There are so many influential women packed within these pages that inspire the utmost awe and respect: Gertrude Ederle who was the first woman to swim the English Channel. Golfer, Kathy Whitworth has 88 victories which is the record for both men and women. She became the first female player to make $1 million. Rower, Anita DeFrantz, who was the first women ever selected to the vice presidency of the International Olympic Committee, protested the boycott of the 1980 Olympic Games. DeFrantz has been influential in getting more women’s sports onto the Olympic Program.
An interesting note is that the book is copy written in 1998, before some major achievements in women’s athletics. For instance, author Elise Pettus reflects on the 1996 Olympics being a huge milestone for women’s soccer when most people would now consider the 1999 Women’s World Cup the more notorious event.
Although the book was well written, I don’t think baseball and softball should have been lumped together. Author, Amy Ellis Nutt examined the history of baseball for about 20 pages and gave maybe 3 paragraphs on softball’s history with the other 2 pages revolving around its 1996 Olympic debut. That was a little disappointing to say the least. Jean Weiss’ chapter on skiing could have been more on the stories behind the athletes and less on who won what. Barbara Stewart, who authored the chapter on ice hockey, was incorrect in calling softball “baseball’s slower, softer cousin.” Anyone who has played the sport will tell you that despite its name, softballs definitely aren’t soft and the sport has actually a much faster pace than baseball. Basketball author, Shelley Smith, perpetuates feminine myths in sports with this wincing remark: “…little girls saw that being a player was not only acceptable but also revered by the American public. These women were beautiful and feminine and tough as nails on the court.”
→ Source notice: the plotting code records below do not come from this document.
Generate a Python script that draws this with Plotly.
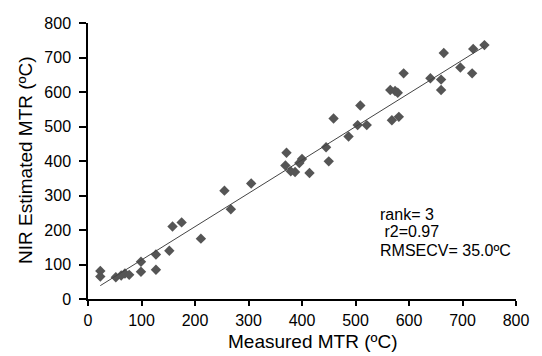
import numpy as np
import plotly.graph_objects as go

measured = [23, 23, 52, 62, 69, 77, 99, 99, 127, 127, 152, 158, 175, 211, 255, 267, 305,
            371, 369, 379, 387, 400, 395, 414, 445, 450, 459, 487, 504, 509, 521, 565, 574,
            579, 568, 581, 590, 640, 660, 660, 665, 696, 718, 720, 741]
estimated = [81, 65, 63, 68, 74, 70, 108, 79, 129, 85, 140, 210, 222, 175, 314, 260, 335,
             424, 387, 370, 368, 406, 394, 365, 440, 399, 523, 471, 504, 561, 504, 606, 603,
             598, 518, 528, 654, 640, 636, 606, 713, 671, 654, 725, 736]
tick_vals = [0, 100, 200, 300, 400, 500, 600, 700, 800]
stats_lines = ["rank= 3", "\u00a0r2=0.97", "RMSECV= 35.0ºC"]
stats_y = [246, 196, 142]

x = np.array(measured, dtype=float)
y = np.array(estimated, dtype=float)
slope, intercept = np.polyfit(x, y, 1)
fit_x = np.array([x.min(), x.max()])
fit_y = slope * fit_x + intercept

FONT = "Arial, Liberation Sans, sans-serif"

fig = go.Figure()
fig.add_trace(go.Scatter(
    x=x, y=y, mode="markers",
    marker=dict(symbol="diamond", size=8, color="#555555", line=dict(width=0)),
    showlegend=False,
))
fig.add_trace(go.Scatter(
    x=fit_x, y=fit_y, mode="lines",
    line=dict(color="#444444", width=1),
    showlegend=False,
))

axis_common = dict(
    range=[0, 800], tickvals=tick_vals, showgrid=False, zeroline=False,
    showline=True, linecolor="black", linewidth=1.5,
    ticks="outside", tickwidth=1.5, tickcolor="black",
    tickfont=dict(family=FONT, size=16, color="black"),
    ticklabeloverflow="allow",
)
fig.update_xaxes(**axis_common, ticklen=5, ticklabelstandoff=1)
fig.update_yaxes(**axis_common, ticklen=7, ticklabelstandoff=5)

for line, yy in zip(stats_lines, stats_y):
    fig.add_annotation(
        text=line, x=542, y=yy, xref="x", yref="y",
        xanchor="left", yanchor="middle", align="left", showarrow=False,
        font=dict(family=FONT, size=16, color="black"),
    )
fig.add_annotation(
    text="Measured MTR (ºC)", x=421, y=-0.153, xref="x", yref="paper",
    xanchor="center", yanchor="middle", showarrow=False,
    font=dict(family=FONT, size=19, color="black"),
)
fig.add_annotation(
    text="NIR Estimated MTR (ºC)", x=-0.1465, y=0.505, xref="paper", yref="paper",
    xanchor="center", yanchor="middle", textangle=-90, showarrow=False,
    font=dict(family=FONT, size=19, color="black"),
)

# page body has an 8px default margin, so the figure is offset by 8px
fig.update_layout(
    width=534, height=348,
    margin=dict(l=80, r=26, t=7, b=57),
    plot_bgcolor="white", paper_bgcolor="white",
    font=dict(family=FONT, color="black"),
)

fig.write_html("out.html")
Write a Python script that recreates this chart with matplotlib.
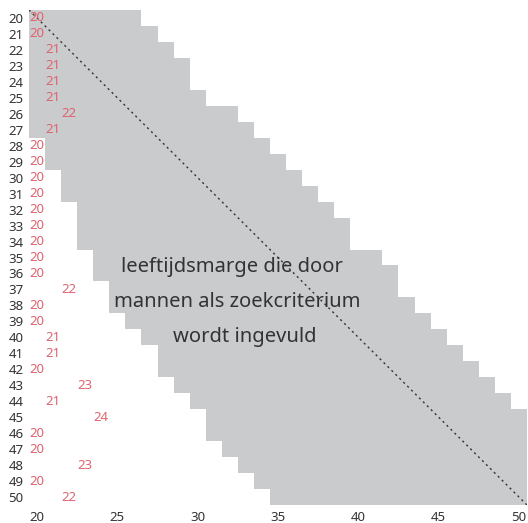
import numpy as np
import matplotlib.pyplot as plt

plt.rcParams['font.family'] = ['Noto Sans', 'DejaVu Sans']

# leeftijd van de man (rijen)
ages = list(range(20, 51))
# leeftijdsmarge (grijze band): laagste en hoogste leeftijd
band_min = [20, 20, 20, 20, 20, 20, 20, 20, 21, 21,
            22, 22, 23, 23, 23, 24, 24, 25, 25, 26,
            27, 28, 28, 29, 30, 31, 31, 32, 33, 34, 35]
band_max = [26, 27, 28, 29, 29, 30, 32, 33, 34, 35,
            36, 37, 38, 39, 39, 41, 42, 42, 43, 44,
            45, 46, 47, 48, 49, 50, 50, 50, 50, 50, 50]
# minimale leeftijd (rode getallen)
min_age = [20, 20, 21, 21, 21, 21, 22, 21, 20, 20,
           20, 20, 20, 20, 20, 20, 20, 22, 20, 20,
           21, 21, 20, 23, 21, 24, 20, 20, 23, 20, 22]
xticks = [20, 25, 30, 35, 40, 45, 50]

gray = '#cacbcd'
red = '#e0636f'
textcol = '#333333'

fig = plt.figure(figsize=(5.28, 5.23), dpi=100)
ax = fig.add_axes([29 / 528, 18 / 523, 498 / 528, 495 / 523])

widths = np.array(band_max) - np.array(band_min) + 1
ax.barh(ages, widths, left=np.array(band_min) - 0.5, height=1.0,
        color=gray, linewidth=0)

ax.plot([19.5, 50.5], [19.5, 50.5], color='#333333', linestyle=(0, (1.5, 2.5)),
        linewidth=1.0)

for a, m in zip(ages, min_age):
    ax.text(m, a, str(m), color=red, fontsize=9.5, ha='center', va='center')

ax.text(32.15, 35.6, 'leeftijdsmarge die door', fontsize=14.5, color=textcol,
        ha='center', va='center')
ax.text(32.45, 37.8, 'mannen als zoekcriterium', fontsize=14.5, color=textcol,
        ha='center', va='center')
ax.text(32.9, 40.0, 'wordt ingevuld', fontsize=14.5, color=textcol,
        ha='center', va='center')

ax.set_xlim(19.5, 50.5)
ax.set_ylim(50.5, 19.5)
ax.set_xticks(xticks)
ax.set_yticks(ages)
ax.tick_params(length=0, labelsize=9.5, labelcolor=textcol, pad=4)
for s in ax.spines.values():
    s.set_visible(False)

fig.savefig('out.png', dpi=100)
Nike is a Goddess is an inspiring read and I would recommend it to those who also want to learn about Wilma Rudolph’s career in track and field, the inception of the LPGA, Babe Didrikson’s sport hopping, why Olympic swimmer Dawn Fraser stole the Japanese flag from the Emperor’s Palace during the 1964 Tokyo Olympics, and that Kerri Strug really didn’t need to perform that last vault. It’s important to learn the history of women’s athletics to understand who laid the foundation for female athletes today.